[Directions]
Retype only what runs from the first line of the listing to the line holding "(0,0) rectangle (474,832);", both included. Do not retype the pictures.

[Data block]

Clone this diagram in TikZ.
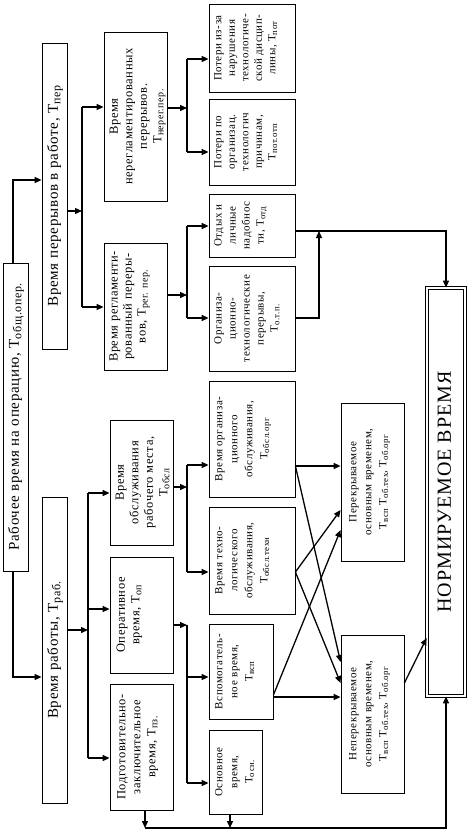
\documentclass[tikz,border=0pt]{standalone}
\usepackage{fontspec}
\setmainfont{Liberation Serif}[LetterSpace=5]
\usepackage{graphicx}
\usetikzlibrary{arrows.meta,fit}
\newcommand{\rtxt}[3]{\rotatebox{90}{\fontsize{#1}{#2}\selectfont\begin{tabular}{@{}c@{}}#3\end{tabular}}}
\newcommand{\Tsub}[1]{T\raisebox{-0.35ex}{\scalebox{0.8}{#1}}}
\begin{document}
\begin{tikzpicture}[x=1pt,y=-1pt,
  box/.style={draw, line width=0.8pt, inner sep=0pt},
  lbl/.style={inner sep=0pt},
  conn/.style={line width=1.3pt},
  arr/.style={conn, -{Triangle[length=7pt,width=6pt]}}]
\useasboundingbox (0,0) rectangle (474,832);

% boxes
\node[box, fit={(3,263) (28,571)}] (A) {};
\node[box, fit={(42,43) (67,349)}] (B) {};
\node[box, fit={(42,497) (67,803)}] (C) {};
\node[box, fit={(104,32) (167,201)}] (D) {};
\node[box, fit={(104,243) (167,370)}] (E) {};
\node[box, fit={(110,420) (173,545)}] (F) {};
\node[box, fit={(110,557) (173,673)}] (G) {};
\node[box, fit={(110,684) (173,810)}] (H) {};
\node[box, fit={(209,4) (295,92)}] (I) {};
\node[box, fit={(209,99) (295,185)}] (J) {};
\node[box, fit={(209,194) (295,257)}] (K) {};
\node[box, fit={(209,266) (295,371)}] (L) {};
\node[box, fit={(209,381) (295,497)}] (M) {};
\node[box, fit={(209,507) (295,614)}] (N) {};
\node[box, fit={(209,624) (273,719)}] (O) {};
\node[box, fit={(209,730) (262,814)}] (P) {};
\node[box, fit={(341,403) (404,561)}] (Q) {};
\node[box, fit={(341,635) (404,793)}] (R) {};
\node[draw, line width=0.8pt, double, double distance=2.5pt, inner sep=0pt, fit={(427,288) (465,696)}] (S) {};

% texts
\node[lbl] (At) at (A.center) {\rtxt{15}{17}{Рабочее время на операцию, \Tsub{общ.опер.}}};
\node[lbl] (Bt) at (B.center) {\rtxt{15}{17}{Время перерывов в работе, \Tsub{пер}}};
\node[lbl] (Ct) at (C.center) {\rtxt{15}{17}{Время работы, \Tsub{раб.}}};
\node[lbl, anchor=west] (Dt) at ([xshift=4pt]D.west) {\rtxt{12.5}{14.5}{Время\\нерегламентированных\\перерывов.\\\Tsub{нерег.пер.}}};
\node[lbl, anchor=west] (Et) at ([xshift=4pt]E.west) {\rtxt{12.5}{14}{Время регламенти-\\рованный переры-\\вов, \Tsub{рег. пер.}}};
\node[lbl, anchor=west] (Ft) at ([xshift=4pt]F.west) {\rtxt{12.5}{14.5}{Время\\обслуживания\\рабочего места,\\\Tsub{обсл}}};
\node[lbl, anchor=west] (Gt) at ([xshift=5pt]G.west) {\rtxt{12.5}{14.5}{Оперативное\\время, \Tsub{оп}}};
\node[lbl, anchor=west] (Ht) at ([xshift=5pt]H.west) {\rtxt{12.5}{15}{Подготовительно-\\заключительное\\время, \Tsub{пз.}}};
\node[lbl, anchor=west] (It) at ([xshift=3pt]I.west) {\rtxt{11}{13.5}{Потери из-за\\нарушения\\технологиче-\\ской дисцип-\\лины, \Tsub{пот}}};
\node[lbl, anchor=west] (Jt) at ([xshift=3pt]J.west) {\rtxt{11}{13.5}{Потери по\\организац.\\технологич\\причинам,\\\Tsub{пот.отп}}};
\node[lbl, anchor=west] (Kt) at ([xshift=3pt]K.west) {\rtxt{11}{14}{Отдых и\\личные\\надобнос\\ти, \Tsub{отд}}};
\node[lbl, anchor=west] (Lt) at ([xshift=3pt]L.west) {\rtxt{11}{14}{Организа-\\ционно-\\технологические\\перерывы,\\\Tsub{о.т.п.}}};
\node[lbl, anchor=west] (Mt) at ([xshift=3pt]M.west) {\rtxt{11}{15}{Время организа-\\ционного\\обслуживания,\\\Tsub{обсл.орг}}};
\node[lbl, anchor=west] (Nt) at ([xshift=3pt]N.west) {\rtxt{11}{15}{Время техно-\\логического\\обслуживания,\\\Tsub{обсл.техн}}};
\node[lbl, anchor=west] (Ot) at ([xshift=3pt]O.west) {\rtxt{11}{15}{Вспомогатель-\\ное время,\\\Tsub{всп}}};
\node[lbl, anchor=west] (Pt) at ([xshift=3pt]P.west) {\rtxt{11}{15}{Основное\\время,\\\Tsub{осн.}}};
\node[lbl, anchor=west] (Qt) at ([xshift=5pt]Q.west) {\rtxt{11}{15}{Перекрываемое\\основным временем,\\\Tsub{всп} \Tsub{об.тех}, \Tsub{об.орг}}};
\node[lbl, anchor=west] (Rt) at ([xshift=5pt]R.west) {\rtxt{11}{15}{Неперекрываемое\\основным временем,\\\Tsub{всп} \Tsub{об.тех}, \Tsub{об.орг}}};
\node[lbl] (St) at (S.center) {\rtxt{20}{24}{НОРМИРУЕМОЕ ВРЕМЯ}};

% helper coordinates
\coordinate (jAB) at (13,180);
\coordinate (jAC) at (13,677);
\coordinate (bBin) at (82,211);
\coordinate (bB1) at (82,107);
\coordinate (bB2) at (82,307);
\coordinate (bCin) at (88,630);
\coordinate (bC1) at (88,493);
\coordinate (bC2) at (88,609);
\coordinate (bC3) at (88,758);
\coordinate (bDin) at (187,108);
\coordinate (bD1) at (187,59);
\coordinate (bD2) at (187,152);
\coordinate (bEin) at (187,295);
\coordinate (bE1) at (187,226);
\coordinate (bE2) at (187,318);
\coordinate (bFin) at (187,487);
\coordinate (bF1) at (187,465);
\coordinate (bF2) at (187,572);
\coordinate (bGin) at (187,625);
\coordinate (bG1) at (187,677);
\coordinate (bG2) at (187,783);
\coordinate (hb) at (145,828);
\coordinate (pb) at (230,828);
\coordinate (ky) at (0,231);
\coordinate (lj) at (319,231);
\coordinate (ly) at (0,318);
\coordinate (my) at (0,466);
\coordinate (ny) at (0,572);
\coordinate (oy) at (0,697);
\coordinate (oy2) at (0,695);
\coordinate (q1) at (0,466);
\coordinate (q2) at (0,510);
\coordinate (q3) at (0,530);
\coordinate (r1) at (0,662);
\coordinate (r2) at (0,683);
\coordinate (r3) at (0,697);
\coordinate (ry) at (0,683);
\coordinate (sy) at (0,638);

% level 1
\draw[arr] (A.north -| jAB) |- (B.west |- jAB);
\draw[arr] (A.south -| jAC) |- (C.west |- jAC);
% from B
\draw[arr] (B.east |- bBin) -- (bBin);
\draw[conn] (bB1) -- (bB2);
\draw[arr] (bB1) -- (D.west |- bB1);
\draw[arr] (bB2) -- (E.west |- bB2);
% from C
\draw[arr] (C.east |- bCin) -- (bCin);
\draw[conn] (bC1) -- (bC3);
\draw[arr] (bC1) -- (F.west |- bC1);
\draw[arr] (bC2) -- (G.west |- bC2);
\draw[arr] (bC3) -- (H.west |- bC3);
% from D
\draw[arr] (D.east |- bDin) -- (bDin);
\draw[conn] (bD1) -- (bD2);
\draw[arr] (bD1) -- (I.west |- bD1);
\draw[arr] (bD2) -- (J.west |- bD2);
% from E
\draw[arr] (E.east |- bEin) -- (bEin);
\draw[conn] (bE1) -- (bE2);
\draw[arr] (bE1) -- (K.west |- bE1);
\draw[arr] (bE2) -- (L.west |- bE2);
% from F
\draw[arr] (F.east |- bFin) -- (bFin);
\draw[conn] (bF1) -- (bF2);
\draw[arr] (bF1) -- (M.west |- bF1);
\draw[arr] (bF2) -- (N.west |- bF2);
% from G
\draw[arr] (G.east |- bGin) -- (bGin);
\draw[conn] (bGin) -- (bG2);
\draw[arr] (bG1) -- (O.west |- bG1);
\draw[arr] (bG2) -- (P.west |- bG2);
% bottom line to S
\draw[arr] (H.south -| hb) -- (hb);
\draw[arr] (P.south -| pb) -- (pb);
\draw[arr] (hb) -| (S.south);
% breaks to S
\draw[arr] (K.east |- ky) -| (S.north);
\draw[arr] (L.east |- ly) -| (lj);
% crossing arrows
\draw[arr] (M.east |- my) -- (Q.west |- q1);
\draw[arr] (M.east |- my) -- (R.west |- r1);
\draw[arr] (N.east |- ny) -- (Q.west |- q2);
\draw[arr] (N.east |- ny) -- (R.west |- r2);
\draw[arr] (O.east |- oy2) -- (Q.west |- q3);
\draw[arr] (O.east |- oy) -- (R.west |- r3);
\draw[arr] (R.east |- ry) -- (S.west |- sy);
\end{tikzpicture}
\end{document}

[The completed task]
Clone this diagram in TikZ.
\documentclass[tikz,border=0pt]{standalone}
\usepackage{fontspec}
\setmainfont{Liberation Serif}[LetterSpace=5]
\usepackage{graphicx}
\usetikzlibrary{arrows.meta,fit}
\newcommand{\rtxt}[3]{\rotatebox{90}{\fontsize{#1}{#2}\selectfont\begin{tabular}{@{}c@{}}#3\end{tabular}}}
\newcommand{\Tsub}[1]{T\raisebox{-0.35ex}{\scalebox{0.8}{#1}}}
\begin{document}
\begin{tikzpicture}[x=1pt,y=-1pt,
  box/.style={draw, line width=0.8pt, inner sep=0pt},
  lbl/.style={inner sep=0pt},
  conn/.style={line width=1.3pt},
  arr/.style={conn, -{Triangle[length=7pt,width=6pt]}}]
\useasboundingbox (0,0) rectangle (474,832);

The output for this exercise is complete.